Collected data:
◇ ◇ ◇

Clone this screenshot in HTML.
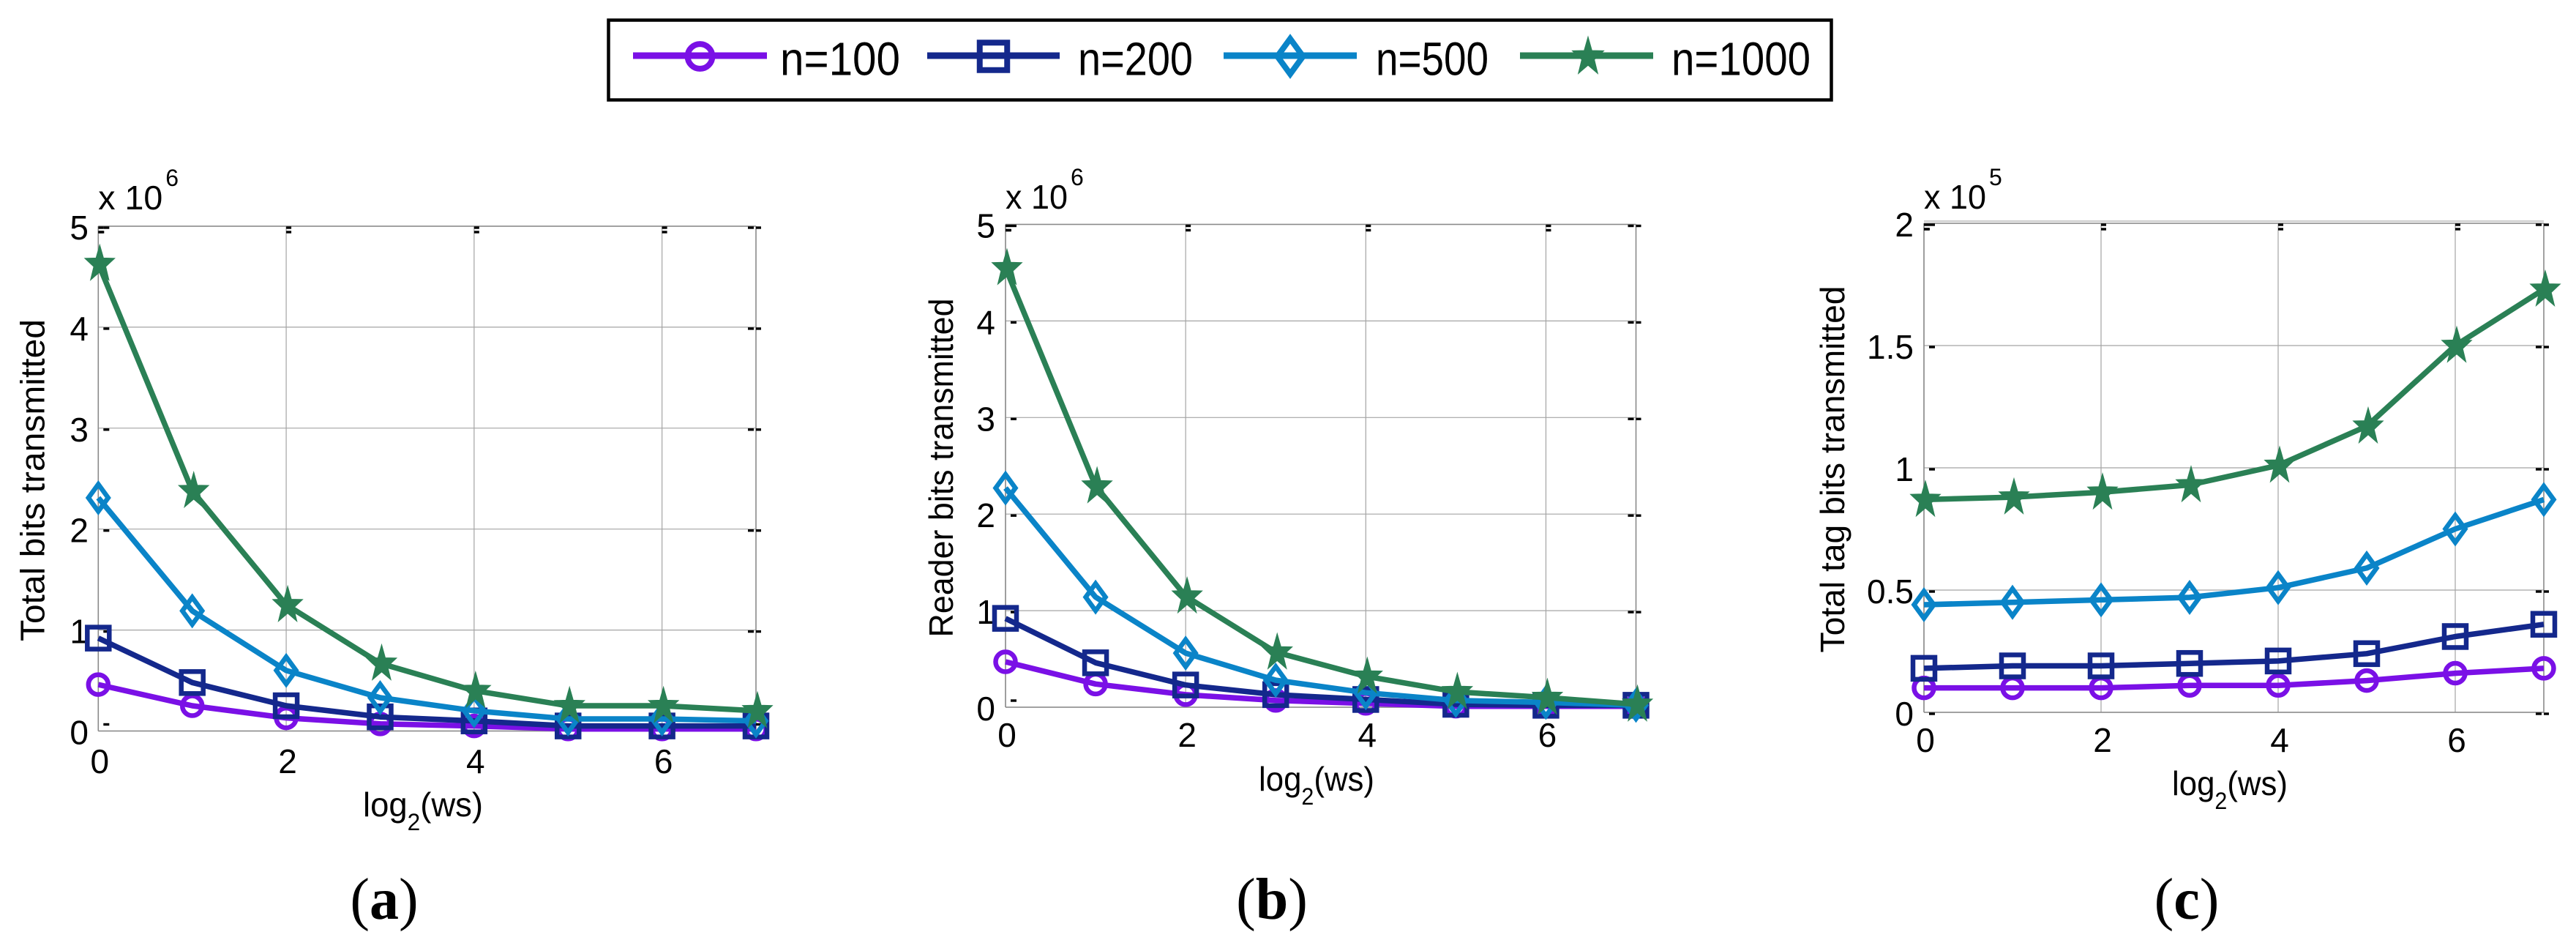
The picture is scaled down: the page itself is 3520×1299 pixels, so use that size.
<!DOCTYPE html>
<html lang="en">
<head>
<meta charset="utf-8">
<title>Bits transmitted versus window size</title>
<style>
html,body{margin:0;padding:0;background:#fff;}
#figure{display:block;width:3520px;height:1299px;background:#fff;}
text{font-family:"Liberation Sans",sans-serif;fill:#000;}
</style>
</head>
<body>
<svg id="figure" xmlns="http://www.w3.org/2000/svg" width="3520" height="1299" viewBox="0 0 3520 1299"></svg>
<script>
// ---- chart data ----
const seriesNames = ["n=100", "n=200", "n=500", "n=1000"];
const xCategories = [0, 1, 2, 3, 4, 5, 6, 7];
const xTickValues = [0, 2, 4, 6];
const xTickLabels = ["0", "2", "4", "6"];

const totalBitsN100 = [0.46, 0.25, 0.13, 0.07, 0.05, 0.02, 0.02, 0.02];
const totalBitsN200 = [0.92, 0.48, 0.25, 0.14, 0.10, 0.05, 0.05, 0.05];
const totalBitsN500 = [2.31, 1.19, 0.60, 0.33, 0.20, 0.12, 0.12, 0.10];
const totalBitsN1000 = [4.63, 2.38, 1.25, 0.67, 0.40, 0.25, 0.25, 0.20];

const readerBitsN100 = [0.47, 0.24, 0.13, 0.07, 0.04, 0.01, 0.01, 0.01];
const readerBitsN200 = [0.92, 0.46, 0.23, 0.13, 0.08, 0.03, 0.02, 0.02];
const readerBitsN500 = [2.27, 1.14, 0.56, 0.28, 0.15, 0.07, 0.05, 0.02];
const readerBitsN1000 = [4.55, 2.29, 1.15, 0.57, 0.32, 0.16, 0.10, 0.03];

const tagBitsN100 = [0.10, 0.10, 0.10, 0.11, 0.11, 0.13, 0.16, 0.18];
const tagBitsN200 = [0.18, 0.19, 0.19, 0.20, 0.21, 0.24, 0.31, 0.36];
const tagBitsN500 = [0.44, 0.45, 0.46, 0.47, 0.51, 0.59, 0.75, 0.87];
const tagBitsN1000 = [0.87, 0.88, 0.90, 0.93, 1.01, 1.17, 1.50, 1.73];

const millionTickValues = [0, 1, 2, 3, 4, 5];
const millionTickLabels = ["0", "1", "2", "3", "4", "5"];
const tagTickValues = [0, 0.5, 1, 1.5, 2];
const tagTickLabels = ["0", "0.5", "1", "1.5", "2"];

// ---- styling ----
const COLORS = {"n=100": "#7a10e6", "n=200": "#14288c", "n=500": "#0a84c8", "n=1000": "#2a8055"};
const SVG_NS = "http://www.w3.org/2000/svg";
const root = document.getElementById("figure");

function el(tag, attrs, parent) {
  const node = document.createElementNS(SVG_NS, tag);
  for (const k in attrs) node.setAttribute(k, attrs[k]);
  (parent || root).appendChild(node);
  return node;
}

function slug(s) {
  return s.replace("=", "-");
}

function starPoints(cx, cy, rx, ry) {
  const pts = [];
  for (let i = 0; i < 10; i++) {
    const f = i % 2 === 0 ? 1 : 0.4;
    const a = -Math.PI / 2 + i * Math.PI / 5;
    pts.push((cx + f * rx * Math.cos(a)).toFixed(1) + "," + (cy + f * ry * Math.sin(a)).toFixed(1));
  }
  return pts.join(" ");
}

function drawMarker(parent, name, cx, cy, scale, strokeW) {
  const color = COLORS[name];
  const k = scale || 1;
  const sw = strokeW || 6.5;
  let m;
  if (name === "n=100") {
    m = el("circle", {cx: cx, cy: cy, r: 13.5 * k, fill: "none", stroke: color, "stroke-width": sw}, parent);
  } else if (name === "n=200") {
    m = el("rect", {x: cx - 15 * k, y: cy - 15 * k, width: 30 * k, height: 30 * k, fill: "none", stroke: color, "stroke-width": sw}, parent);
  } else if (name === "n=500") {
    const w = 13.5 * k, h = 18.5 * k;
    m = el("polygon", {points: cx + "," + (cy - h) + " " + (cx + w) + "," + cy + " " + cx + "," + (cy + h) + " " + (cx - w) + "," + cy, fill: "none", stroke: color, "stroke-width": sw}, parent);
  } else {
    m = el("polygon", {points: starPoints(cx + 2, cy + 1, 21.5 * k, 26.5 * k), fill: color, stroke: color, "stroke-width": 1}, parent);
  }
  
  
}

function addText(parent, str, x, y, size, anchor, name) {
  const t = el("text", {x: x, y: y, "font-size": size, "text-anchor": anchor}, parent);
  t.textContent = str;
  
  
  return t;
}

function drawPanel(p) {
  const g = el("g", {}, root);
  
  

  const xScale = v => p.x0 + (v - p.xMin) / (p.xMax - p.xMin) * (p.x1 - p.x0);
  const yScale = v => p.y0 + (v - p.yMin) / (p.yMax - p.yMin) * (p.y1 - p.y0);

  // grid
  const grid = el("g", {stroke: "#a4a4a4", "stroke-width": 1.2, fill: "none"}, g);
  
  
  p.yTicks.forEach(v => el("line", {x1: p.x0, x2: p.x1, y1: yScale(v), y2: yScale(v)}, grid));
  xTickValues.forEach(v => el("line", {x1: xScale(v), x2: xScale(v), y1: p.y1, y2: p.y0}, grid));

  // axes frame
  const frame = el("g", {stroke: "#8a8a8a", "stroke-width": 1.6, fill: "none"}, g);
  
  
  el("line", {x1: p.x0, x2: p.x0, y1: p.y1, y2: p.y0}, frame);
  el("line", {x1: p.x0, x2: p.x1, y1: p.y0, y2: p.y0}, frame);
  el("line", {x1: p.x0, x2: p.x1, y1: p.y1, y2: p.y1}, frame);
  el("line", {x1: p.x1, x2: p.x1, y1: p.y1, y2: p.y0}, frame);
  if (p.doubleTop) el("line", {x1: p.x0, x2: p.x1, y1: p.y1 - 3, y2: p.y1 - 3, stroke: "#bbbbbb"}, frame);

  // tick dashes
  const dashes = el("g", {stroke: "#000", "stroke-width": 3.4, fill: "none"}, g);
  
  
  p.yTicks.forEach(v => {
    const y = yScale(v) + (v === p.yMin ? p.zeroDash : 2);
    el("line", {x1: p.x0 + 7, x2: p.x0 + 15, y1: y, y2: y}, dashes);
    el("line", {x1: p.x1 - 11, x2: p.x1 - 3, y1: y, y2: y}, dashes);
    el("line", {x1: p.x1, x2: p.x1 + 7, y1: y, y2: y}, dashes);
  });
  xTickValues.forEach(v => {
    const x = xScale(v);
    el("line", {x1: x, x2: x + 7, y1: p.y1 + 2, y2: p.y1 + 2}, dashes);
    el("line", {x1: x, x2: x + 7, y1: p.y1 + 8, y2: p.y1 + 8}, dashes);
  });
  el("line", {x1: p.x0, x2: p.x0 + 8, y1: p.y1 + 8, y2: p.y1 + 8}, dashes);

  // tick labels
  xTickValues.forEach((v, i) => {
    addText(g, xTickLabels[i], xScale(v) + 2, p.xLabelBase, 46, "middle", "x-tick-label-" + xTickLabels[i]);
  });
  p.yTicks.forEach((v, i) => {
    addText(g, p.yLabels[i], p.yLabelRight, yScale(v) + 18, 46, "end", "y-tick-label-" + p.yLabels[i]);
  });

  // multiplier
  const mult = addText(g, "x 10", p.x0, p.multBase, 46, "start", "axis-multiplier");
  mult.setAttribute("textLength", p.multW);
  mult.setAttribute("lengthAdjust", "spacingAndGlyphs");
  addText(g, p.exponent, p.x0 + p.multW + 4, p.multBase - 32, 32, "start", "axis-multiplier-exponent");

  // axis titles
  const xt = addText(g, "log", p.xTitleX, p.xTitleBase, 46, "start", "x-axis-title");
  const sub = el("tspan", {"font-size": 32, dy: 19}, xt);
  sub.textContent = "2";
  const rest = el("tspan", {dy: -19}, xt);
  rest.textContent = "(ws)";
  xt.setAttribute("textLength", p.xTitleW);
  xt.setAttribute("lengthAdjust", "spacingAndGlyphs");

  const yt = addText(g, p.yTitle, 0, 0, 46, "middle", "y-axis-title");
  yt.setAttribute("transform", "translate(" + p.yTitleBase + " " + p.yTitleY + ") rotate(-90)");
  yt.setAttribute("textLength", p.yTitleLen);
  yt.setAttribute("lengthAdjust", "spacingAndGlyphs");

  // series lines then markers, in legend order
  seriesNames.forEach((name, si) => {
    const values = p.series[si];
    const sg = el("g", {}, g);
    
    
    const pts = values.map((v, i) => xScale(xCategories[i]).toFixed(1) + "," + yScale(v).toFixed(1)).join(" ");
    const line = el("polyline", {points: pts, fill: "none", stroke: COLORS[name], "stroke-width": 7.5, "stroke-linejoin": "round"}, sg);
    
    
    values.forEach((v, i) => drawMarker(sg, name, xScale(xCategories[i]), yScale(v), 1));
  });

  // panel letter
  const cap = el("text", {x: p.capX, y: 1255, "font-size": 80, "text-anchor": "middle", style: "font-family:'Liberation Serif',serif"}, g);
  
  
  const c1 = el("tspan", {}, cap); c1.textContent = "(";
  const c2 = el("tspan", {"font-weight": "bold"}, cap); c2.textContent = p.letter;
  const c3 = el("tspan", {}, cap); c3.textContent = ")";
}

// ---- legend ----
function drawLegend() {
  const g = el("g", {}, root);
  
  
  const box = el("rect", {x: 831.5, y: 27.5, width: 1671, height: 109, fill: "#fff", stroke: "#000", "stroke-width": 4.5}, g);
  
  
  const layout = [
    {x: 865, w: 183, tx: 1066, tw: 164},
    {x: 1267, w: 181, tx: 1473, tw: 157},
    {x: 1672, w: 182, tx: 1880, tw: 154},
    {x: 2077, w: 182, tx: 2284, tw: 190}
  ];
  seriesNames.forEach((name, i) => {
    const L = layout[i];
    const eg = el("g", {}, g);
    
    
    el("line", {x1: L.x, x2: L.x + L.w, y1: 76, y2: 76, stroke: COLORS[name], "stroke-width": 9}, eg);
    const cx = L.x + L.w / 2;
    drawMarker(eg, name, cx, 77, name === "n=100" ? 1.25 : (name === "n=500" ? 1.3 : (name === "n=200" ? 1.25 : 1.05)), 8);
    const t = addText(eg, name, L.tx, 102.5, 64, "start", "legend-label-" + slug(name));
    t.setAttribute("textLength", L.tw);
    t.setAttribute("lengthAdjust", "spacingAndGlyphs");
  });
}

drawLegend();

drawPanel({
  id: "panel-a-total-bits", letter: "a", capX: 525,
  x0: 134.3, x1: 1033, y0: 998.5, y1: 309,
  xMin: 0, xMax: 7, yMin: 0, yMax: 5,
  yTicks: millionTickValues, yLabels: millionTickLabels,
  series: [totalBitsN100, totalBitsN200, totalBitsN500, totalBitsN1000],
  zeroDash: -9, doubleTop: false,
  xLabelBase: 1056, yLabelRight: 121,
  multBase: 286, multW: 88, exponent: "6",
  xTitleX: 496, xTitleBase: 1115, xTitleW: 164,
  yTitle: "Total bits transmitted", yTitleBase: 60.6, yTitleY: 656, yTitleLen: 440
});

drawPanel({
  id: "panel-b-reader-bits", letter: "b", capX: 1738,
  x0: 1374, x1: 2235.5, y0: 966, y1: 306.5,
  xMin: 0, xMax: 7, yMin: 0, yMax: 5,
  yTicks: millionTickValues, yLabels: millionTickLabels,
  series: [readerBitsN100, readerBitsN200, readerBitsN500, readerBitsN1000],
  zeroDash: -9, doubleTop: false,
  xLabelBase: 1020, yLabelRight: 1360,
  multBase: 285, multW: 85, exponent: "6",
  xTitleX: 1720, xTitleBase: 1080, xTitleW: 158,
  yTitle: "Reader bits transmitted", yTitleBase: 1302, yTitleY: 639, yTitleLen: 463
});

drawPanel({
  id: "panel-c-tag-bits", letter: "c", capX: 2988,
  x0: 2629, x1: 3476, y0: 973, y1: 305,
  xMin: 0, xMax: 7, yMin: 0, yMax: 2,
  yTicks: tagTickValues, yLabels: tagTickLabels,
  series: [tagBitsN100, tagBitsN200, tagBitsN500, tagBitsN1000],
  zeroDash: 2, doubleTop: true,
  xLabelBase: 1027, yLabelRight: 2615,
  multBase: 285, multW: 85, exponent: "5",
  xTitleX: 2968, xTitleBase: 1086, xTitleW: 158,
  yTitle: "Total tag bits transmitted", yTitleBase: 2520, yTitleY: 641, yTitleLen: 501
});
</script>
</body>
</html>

◇ ◇ ◇

Job: Repeat exactly and only the lines from the start of the data above through the line that holds "1.17, 1.50, 1.73];", inclusive. Pictures do not belong in the copy.

Exercise response:
Clone this screenshot in HTML.
The picture is scaled down: the page itself is 3520×1299 pixels, so use that size.
<!DOCTYPE html>
<html lang="en">
<head>
<meta charset="utf-8">
<title>Bits transmitted versus window size</title>
<style>
html,body{margin:0;padding:0;background:#fff;}
#figure{display:block;width:3520px;height:1299px;background:#fff;}
text{font-family:"Liberation Sans",sans-serif;fill:#000;}
</style>
</head>
<body>
<svg id="figure" xmlns="http://www.w3.org/2000/svg" width="3520" height="1299" viewBox="0 0 3520 1299"></svg>
<script>
// ---- chart data ----
const seriesNames = ["n=100", "n=200", "n=500", "n=1000"];
const xCategories = [0, 1, 2, 3, 4, 5, 6, 7];
const xTickValues = [0, 2, 4, 6];
const xTickLabels = ["0", "2", "4", "6"];

const totalBitsN100 = [0.46, 0.25, 0.13, 0.07, 0.05, 0.02, 0.02, 0.02];
const totalBitsN200 = [0.92, 0.48, 0.25, 0.14, 0.10, 0.05, 0.05, 0.05];
const totalBitsN500 = [2.31, 1.19, 0.60, 0.33, 0.20, 0.12, 0.12, 0.10];
const totalBitsN1000 = [4.63, 2.38, 1.25, 0.67, 0.40, 0.25, 0.25, 0.20];

const readerBitsN100 = [0.47, 0.24, 0.13, 0.07, 0.04, 0.01, 0.01, 0.01];
const readerBitsN200 = [0.92, 0.46, 0.23, 0.13, 0.08, 0.03, 0.02, 0.02];
const readerBitsN500 = [2.27, 1.14, 0.56, 0.28, 0.15, 0.07, 0.05, 0.02];
const readerBitsN1000 = [4.55, 2.29, 1.15, 0.57, 0.32, 0.16, 0.10, 0.03];

const tagBitsN100 = [0.10, 0.10, 0.10, 0.11, 0.11, 0.13, 0.16, 0.18];
const tagBitsN200 = [0.18, 0.19, 0.19, 0.20, 0.21, 0.24, 0.31, 0.36];
const tagBitsN500 = [0.44, 0.45, 0.46, 0.47, 0.51, 0.59, 0.75, 0.87];
const tagBitsN1000 = [0.87, 0.88, 0.90, 0.93, 1.01, 1.17, 1.50, 1.73];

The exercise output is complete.